══ MATERIAL FOR THIS TASK

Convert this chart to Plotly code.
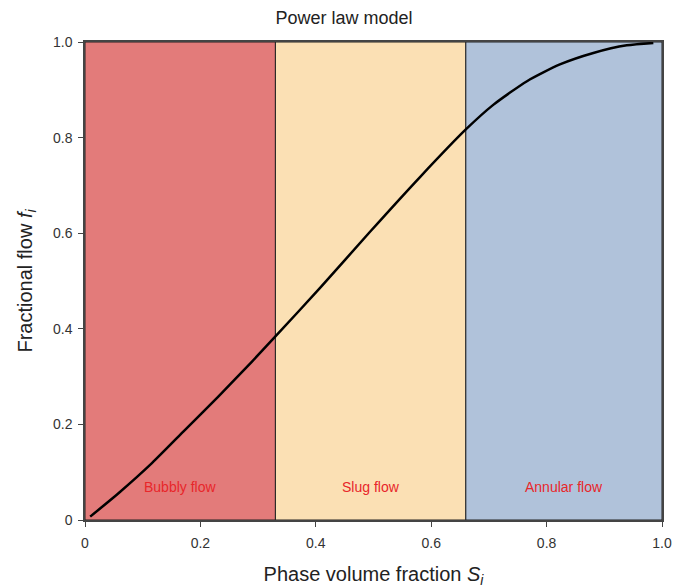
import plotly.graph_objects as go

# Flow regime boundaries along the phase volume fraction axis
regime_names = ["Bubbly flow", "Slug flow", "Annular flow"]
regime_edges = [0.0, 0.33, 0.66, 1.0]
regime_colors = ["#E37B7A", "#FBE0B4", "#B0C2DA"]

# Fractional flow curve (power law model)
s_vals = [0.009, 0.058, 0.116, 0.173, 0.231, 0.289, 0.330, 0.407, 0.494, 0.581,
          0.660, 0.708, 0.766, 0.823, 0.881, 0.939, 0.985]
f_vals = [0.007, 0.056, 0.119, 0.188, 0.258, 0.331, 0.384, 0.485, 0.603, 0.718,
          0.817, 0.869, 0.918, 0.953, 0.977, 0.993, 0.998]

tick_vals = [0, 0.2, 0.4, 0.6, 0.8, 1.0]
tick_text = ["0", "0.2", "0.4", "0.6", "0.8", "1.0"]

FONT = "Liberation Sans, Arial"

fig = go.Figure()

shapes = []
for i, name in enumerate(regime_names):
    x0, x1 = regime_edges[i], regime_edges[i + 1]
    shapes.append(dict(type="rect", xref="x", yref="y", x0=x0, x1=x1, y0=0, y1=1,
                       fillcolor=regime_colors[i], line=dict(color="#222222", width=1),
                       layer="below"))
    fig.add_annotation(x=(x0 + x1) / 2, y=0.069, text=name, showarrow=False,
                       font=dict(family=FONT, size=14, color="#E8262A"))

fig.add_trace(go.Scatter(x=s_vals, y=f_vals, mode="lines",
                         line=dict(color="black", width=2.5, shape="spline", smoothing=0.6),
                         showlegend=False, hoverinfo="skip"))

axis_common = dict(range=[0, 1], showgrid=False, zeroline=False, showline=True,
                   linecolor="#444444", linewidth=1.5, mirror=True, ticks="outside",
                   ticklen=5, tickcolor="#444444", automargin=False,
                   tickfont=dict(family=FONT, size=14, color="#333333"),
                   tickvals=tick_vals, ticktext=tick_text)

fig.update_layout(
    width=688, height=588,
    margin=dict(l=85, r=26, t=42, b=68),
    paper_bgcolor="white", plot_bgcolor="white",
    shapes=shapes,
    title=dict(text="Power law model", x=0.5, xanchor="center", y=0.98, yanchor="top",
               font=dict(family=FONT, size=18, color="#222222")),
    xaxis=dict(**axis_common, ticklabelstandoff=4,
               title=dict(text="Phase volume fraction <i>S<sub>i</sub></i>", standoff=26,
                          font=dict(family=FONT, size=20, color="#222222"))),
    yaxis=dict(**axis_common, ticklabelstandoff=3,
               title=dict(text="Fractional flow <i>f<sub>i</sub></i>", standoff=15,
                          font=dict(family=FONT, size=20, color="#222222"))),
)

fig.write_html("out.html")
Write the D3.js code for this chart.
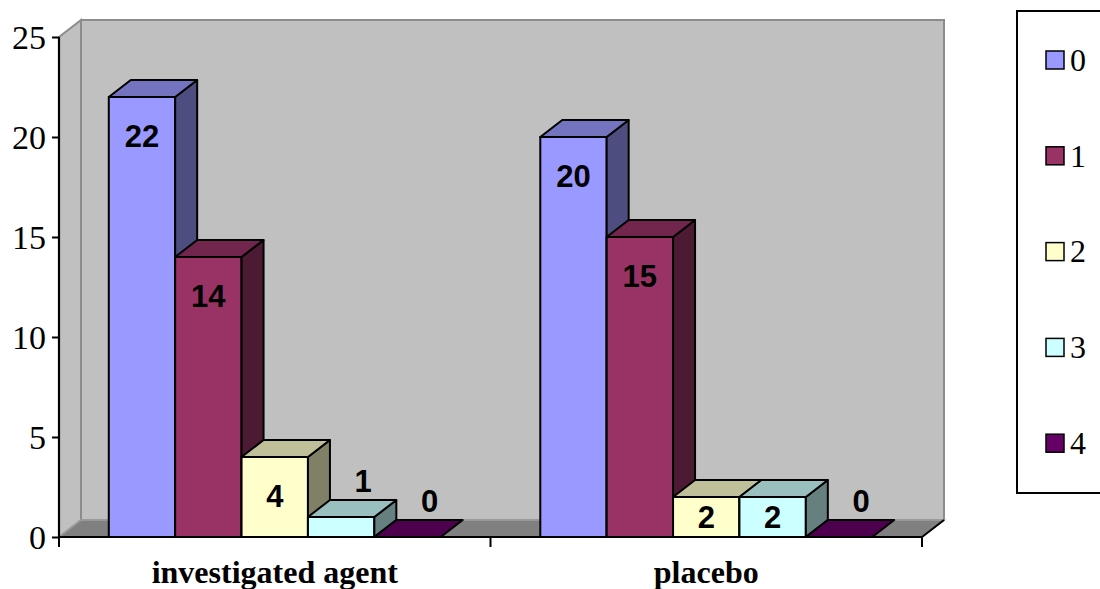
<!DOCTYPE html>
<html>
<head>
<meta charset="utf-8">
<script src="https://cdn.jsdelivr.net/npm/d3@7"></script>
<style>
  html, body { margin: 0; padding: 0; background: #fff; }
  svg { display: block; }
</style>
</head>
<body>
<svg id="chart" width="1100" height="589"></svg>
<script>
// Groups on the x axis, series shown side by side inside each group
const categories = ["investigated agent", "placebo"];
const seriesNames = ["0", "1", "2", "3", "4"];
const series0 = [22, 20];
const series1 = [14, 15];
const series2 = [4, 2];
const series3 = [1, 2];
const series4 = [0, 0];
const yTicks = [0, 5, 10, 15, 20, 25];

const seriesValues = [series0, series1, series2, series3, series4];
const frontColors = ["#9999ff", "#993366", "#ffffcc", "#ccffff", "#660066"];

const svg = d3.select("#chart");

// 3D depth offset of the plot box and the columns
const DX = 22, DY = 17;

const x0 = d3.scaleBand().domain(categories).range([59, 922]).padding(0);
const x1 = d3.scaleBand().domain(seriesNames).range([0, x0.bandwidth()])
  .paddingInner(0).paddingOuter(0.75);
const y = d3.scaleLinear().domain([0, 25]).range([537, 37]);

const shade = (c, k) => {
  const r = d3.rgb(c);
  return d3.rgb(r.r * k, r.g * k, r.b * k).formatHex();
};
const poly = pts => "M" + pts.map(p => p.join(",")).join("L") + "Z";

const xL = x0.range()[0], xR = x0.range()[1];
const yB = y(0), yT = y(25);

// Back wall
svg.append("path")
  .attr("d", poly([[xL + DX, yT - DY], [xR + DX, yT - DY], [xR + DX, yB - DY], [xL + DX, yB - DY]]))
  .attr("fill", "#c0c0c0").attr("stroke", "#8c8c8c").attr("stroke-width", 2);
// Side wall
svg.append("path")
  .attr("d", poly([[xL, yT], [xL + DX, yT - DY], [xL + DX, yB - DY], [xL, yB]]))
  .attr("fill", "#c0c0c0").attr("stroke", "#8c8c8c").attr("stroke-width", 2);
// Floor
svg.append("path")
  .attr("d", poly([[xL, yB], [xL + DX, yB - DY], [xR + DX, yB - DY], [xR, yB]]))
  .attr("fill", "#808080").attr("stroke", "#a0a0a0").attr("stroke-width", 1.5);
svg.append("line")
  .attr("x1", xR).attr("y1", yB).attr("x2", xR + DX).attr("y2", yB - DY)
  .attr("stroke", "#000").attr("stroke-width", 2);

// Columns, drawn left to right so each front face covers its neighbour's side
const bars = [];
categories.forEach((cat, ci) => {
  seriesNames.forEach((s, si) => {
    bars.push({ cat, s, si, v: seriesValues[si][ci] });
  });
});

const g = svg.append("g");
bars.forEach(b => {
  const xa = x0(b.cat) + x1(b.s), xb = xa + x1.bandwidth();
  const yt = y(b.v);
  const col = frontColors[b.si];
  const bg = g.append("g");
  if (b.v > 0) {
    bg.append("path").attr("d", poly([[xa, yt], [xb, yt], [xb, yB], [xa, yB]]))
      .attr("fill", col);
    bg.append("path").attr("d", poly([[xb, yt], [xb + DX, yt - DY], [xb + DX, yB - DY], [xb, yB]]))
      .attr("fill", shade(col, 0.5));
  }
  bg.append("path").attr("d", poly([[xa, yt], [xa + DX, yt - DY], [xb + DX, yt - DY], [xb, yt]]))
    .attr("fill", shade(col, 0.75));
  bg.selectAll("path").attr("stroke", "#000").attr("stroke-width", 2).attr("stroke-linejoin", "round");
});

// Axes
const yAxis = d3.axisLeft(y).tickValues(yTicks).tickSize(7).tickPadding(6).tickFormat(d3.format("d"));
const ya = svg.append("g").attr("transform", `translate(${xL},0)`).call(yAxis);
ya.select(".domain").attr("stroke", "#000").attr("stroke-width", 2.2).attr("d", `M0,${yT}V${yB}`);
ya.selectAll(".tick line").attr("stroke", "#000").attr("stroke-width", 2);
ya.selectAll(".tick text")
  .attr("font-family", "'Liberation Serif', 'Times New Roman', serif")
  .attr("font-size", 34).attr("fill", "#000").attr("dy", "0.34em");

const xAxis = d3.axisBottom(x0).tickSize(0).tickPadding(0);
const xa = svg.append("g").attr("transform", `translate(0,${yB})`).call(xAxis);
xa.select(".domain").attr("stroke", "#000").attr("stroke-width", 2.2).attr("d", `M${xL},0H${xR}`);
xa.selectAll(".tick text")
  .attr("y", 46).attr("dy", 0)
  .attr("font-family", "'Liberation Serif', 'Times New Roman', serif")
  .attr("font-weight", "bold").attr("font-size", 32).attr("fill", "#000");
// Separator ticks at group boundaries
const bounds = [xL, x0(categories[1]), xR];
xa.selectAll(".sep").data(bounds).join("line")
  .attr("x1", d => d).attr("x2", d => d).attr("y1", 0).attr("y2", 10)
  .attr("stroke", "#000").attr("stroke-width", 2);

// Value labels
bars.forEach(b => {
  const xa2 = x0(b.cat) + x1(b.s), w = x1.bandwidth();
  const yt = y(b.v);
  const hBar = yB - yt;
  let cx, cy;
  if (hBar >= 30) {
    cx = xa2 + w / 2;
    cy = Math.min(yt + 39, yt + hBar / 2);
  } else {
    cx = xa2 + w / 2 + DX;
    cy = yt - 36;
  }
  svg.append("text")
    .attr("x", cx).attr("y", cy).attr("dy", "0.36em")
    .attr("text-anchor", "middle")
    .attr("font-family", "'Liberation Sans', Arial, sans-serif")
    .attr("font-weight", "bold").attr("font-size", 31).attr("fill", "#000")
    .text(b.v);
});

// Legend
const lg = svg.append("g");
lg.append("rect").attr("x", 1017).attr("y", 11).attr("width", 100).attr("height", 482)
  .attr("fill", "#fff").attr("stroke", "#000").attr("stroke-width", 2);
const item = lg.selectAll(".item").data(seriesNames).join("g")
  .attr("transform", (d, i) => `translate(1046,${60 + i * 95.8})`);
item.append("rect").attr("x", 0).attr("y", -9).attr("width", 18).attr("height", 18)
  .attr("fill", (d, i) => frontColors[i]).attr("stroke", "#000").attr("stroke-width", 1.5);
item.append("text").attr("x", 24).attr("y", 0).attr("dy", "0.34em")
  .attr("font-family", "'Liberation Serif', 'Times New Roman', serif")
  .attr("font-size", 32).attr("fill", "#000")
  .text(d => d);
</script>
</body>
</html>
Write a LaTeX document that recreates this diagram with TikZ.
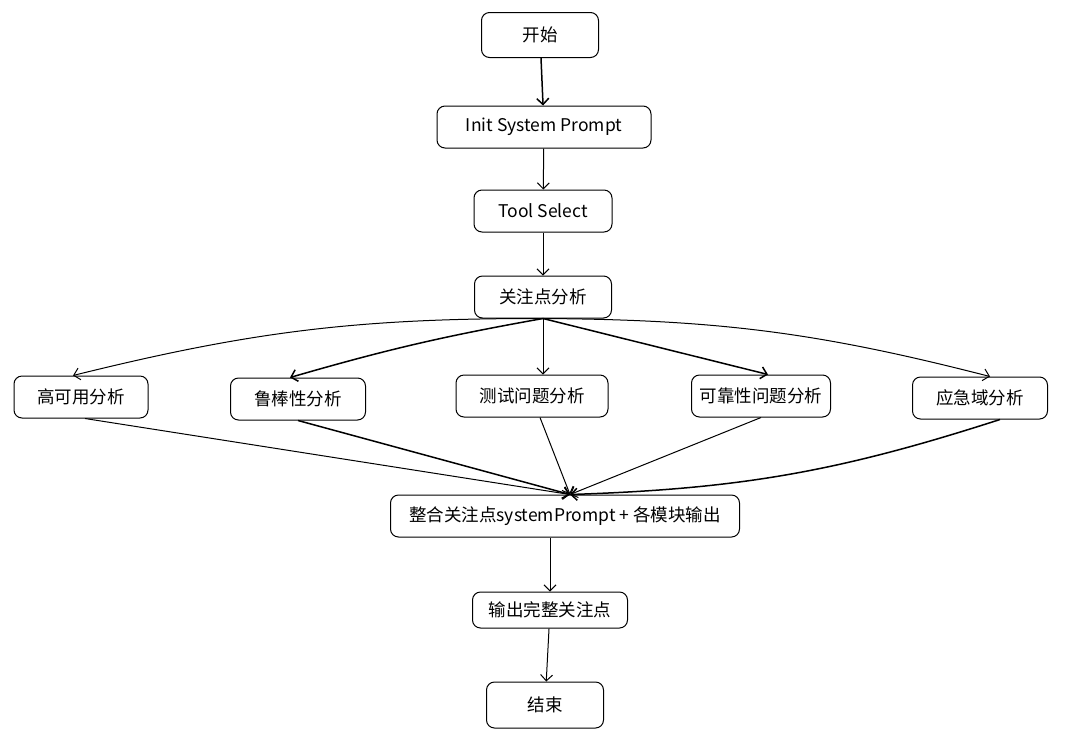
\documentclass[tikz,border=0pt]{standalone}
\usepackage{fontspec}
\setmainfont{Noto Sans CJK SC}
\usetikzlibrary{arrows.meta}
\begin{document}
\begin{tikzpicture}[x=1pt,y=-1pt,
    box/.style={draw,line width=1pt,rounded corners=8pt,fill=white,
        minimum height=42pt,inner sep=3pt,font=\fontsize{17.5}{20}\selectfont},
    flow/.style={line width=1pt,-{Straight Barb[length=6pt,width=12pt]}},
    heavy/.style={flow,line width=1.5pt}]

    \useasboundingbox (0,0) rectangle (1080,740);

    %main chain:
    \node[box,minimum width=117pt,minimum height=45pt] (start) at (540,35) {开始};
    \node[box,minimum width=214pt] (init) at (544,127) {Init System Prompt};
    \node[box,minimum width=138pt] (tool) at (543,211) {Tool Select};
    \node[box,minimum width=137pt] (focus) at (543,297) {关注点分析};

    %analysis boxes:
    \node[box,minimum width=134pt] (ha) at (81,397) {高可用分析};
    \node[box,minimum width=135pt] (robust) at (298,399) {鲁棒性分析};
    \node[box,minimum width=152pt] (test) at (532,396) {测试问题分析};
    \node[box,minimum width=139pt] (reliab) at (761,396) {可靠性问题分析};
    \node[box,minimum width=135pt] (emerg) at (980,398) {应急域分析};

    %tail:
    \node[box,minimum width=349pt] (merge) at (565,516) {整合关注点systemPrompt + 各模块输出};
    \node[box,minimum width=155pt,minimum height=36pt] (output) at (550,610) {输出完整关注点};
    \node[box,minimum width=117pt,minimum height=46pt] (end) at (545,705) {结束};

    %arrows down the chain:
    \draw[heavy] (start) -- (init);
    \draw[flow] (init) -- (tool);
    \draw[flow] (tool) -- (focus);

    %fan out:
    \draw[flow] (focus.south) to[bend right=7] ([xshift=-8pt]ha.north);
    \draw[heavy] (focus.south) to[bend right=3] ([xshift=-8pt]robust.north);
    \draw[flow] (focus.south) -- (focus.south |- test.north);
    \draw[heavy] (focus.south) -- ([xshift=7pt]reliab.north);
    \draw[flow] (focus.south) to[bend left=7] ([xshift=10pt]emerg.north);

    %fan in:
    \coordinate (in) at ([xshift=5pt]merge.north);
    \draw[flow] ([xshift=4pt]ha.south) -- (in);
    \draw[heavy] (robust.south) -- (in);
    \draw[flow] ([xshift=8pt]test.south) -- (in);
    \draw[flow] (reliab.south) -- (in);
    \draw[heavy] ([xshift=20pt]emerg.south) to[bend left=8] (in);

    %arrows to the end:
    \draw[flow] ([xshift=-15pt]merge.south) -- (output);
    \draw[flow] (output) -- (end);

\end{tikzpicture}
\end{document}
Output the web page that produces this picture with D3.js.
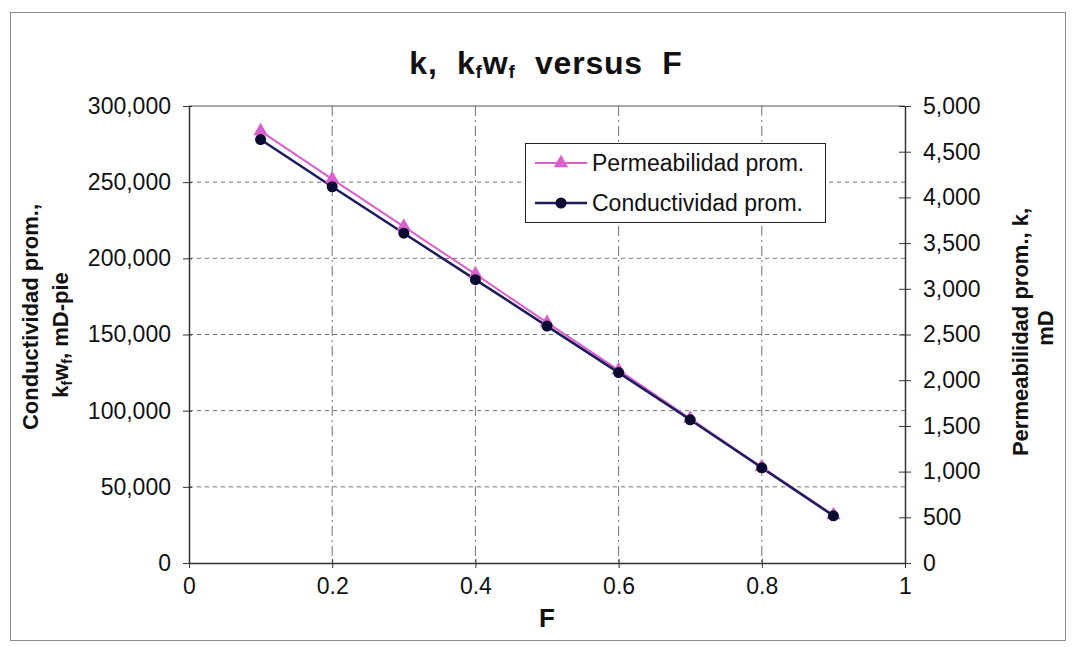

════

> WORK INSTRUCTIONS: Make an exact copy of the lines from the one with "Write a LaTeX" through the one with "width=137pt] (focus) at", both ends in, and nothing else. Drop every picture.

> CORRECT ANSWER:
Write a LaTeX document that recreates this diagram with TikZ.
\documentclass[tikz,border=0pt]{standalone}
\usepackage{fontspec}
\setmainfont{Noto Sans CJK SC}
\usetikzlibrary{arrows.meta}
\begin{document}
\begin{tikzpicture}[x=1pt,y=-1pt,
    box/.style={draw,line width=1pt,rounded corners=8pt,fill=white,
        minimum height=42pt,inner sep=3pt,font=\fontsize{17.5}{20}\selectfont},
    flow/.style={line width=1pt,-{Straight Barb[length=6pt,width=12pt]}},
    heavy/.style={flow,line width=1.5pt}]

    \useasboundingbox (0,0) rectangle (1080,740);

    %main chain:
    \node[box,minimum width=117pt,minimum height=45pt] (start) at (540,35) {开始};
    \node[box,minimum width=214pt] (init) at (544,127) {Init System Prompt};
    \node[box,minimum width=138pt] (tool) at (543,211) {Tool Select};
    \node[box,minimum width=137pt] (focus) at (543,297) {关注点分析};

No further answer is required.